§ Information shown
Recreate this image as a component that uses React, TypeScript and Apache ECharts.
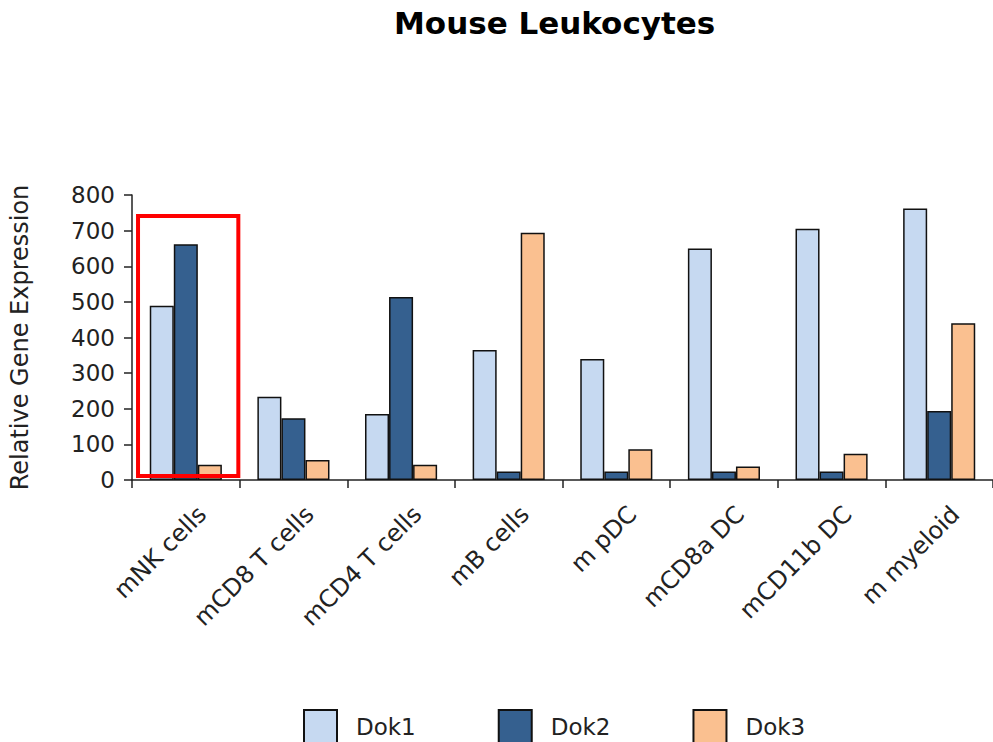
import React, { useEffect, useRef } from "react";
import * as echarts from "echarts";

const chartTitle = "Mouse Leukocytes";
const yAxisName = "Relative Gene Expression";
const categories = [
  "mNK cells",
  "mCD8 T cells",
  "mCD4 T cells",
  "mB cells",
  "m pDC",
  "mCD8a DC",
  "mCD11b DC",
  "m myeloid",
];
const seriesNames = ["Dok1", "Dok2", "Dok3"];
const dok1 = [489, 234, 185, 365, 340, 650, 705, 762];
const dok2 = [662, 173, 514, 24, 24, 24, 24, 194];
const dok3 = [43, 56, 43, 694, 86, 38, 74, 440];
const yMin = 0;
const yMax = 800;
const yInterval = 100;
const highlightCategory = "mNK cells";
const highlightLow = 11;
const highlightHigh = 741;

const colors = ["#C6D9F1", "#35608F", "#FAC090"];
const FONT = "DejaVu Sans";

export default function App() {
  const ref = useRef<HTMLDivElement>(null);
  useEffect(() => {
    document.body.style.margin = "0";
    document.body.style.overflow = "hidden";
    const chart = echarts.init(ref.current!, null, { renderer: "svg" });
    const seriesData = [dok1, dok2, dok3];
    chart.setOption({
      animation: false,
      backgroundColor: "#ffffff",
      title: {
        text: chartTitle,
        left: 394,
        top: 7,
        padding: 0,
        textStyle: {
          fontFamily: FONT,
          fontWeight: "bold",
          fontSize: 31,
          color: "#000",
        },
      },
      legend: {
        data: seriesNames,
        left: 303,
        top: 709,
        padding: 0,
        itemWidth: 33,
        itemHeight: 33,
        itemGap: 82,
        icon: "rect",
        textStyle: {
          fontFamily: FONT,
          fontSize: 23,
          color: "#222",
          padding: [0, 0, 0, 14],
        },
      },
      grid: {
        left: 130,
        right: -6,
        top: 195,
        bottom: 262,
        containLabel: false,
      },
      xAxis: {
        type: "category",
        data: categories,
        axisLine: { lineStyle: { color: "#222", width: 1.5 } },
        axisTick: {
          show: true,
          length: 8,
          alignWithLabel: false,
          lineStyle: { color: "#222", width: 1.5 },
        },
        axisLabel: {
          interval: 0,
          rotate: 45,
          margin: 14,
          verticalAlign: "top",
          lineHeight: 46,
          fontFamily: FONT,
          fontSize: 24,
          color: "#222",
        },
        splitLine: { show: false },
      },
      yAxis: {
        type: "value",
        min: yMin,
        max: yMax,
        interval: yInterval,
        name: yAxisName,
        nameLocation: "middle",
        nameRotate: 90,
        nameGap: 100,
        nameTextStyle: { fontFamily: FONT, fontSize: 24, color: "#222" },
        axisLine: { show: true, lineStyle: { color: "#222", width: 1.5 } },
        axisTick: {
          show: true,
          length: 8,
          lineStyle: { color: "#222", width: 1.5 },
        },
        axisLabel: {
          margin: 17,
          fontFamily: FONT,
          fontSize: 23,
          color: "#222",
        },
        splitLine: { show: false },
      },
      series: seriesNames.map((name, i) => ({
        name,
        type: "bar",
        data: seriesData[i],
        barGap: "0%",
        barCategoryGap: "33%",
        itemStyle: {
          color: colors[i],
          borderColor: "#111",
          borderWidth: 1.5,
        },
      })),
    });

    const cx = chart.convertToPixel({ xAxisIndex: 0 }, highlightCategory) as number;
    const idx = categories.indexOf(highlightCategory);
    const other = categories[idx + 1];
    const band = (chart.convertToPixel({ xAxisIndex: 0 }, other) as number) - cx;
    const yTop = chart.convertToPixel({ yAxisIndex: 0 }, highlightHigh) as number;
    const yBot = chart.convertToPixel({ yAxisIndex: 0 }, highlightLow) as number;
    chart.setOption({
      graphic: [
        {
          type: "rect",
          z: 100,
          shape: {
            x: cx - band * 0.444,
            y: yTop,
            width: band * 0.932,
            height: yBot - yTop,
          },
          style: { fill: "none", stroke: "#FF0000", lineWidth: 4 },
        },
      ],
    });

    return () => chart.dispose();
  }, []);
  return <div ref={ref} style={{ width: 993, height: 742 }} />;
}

§ Requirement
Pick out the lines containing the word "React" and show them.

§ Written response
Recreate this image as a component that uses React, TypeScript and Apache ECharts.
import React, { useEffect, useRef } from "react";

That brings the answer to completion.